According to the Albany lawsuit, Siemens Industry Inc. guaranteed that its Cannibal System would reduce the amount of solids left over from wastewater treatment by 90 percent compared to conventional waste treatment systems, resulting in millions of dollars of savings on handling and disposing of the solid waste.

Albany had contracted with CH2M Hill to design and build upgrades to Albany’s wastewater treatment plant. The company recommended the Cannibal System to replace Albany’s conventional treatment process.

Contrary to claims by Seimens and the recommendation of CH2M Hill, the Cannibal System was not a proven process or technology, according to Albany’s complaint. Rather, it was experimental, and neither Siemens nor CH2M Hill had a reasonable scientific bases for recommending that the system could “virtually eliminate” the biosolids produced at Albany’s wastewater treatment plant.

Albany’s plant went online in 2009 and delivered no better than a 7-percent reduction in annual biosolids yield, according to the complaint, more than 830 percent more solids than promised. Albany resolved the ensuing legal dispute with Siemens for $4.75 million in 2012.

During the course of Albany’s legal dispute with Siemens, according to the complaint, CH2M Hill represented that it could improve the performance and that the settlement from Siemens would adequate to pay for alternative solids handling.

CH2M Hill also represented that the same Cannibal System sold by Siemens was performing per specifications and representations in Lebanon, the complaint said.
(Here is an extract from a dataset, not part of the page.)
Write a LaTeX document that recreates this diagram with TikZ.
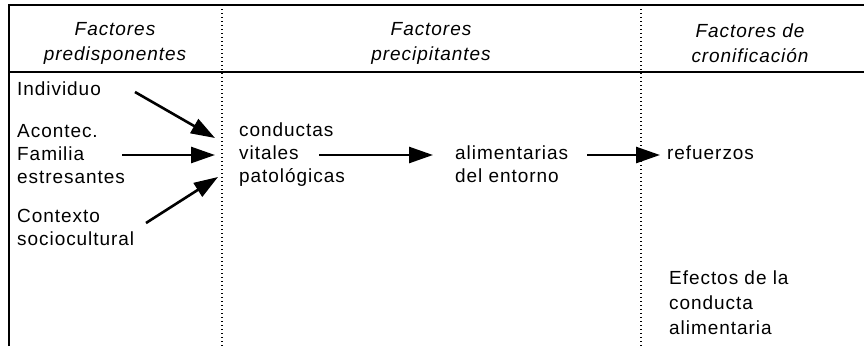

Contrary to that, “Lebanon’s Cannibal System was not successful as represented and in fact was failing its specifications.

“In fact, on information and belief, virtually every Cannibal System installed throughout the United States has failed, including the Cannibal Systems in Albany, Lebanon and Oak Lodge, Oregon.”

Lebanon awarded a contract to CH2M Hill in 2007 to install its Cannibal System. It began operating around 2009.

The City Council’s motion named CH2M Hill and OMI, which operated the treatment plant as a subsidiary of CH2M Hill, as well as Jacobs Engineering, which purchased CH2M Hill and OMI in 2017 and now operates the treatment plant.

CH2M Hill recommended the system to both communities at around the same time, Shepherd told the Lebanon Local. “It has failed in both communities. Both are trying to figure out what to do with the volume of sludge being produced not reduced.”

A team of wastewater experts is working with Lebanon on solutions, Shepherd said, although no decisions have been made yet.